Searching skills are important, I think, to give you a better and more balanced understanding of the world. It's like asking everyone "what do you think, what do you think, what do you think" and then building your opinion. 
Sometimes you look for facts. Numbers. Biographies. Other times, you're just surfing the 'net. 

These skills are keys that either let you in or lock you out, depending on how you use them.

When I saw this video I felt that it couldn't be any truer. And even though we had no forum to write our thoughts into, I did copy some of the questions the teacher asked. 
  • Who wrote the page?
  • What's your first impression?
  • Why is it useful?
  • What's the main message?
and these are these are the Wh-questions and other things he mentions:
  • Who wrote it?
  • When was it written? updated?
  • What is it about?
  • Fact/Opinion
  • Where does the website come from? 
  • Serach for the author.
  • Where does the website lead to?
  • Compare this info with info from another page.
  • (Love this) Check out, where you can look up pages (although when I checked, I realized there's appearantly a registration fee)
The skills you need have to do with looking, really looking, like challenging the information.

So, moving on to this question: What can I do to better inform my students?

Informing... yes, that's possibly a good idea. SHOW them, that's a better idea! The best way to learn something is by doing, so you may well take the video's teacher as a model and find some sites that aren't very usable and pose student similar questions. 
Daniel Cassany recommends teachers to provide students with examples AND counterexamples... and how to distinguish between them.
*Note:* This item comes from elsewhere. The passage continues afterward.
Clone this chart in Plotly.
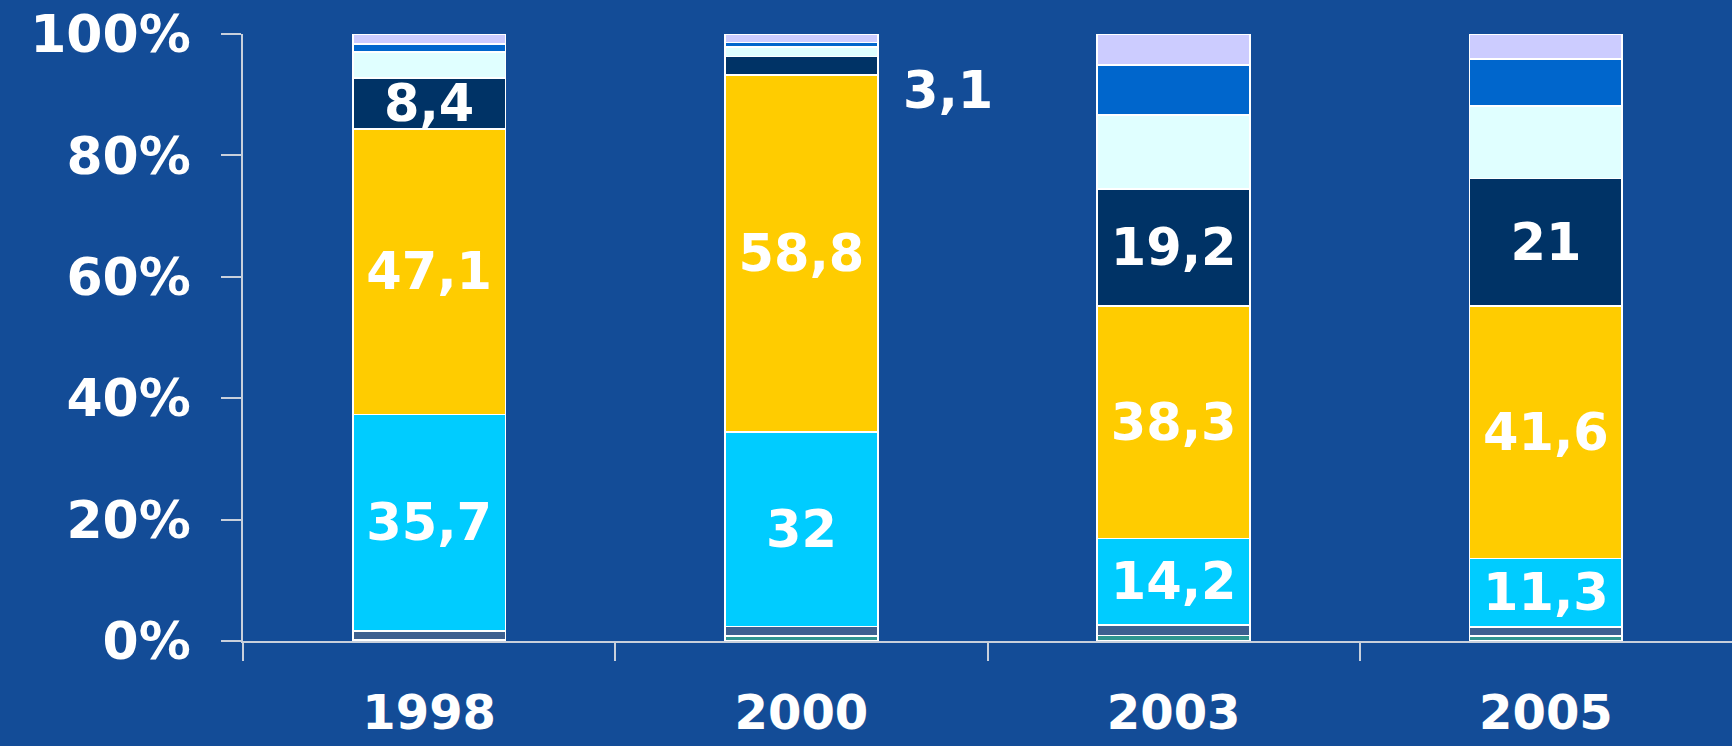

For some reason, J.F.Kennedy's famous quote comes to mind, but I'll rephrase it: 

"Ask not what you can do with the info, ask how appropriate the info is. "

And since this is my blog, I think it's safe to say: 

Good night, D.C.! Happy 4th of July.

viernes, 1 de julio de 2011

Tons of information out there--- you've just got to reach out!

The Creation of Adam-- Michelangelo

In a nutshell, I'd say that I find a website useful if: 

- It is age and content appropriate
- It is easy for me to use
- It contains video I can download just in case I lose internet connection.
- Grammar and spelling are correct
- It comes from a reputable source
- It is sufficiently relevant to my goal
and I'm sure other tiny but equally important criteria that I can't think of right now. So far, I admit I've hogged the websites, in the sense that I haven't gone right out and recommended my students anything except: Google Earth for general curiosity and VOA, a website that is helpful for English language students... but I'm working on it. 

However, I feel a little overwhelmed that there's so much to read out there, even though I just have to reach out!! 
Thankfully, as the school year dwindles to an end, I figure that I'll have more than the usual time to sit and explore much deeper. *sigh*

Note to self: check out Genki English, it's seems to be very very interesting! 

I like the additional criteria we've been exposed to because it just broadens our horizons and gives us the opportunity to question ourselves, which is vital in our career. Because of them, I'm now also looking into the fact of whether a site has a search bar or index, if it has ads, and if the material is biased towards a specific demographic target.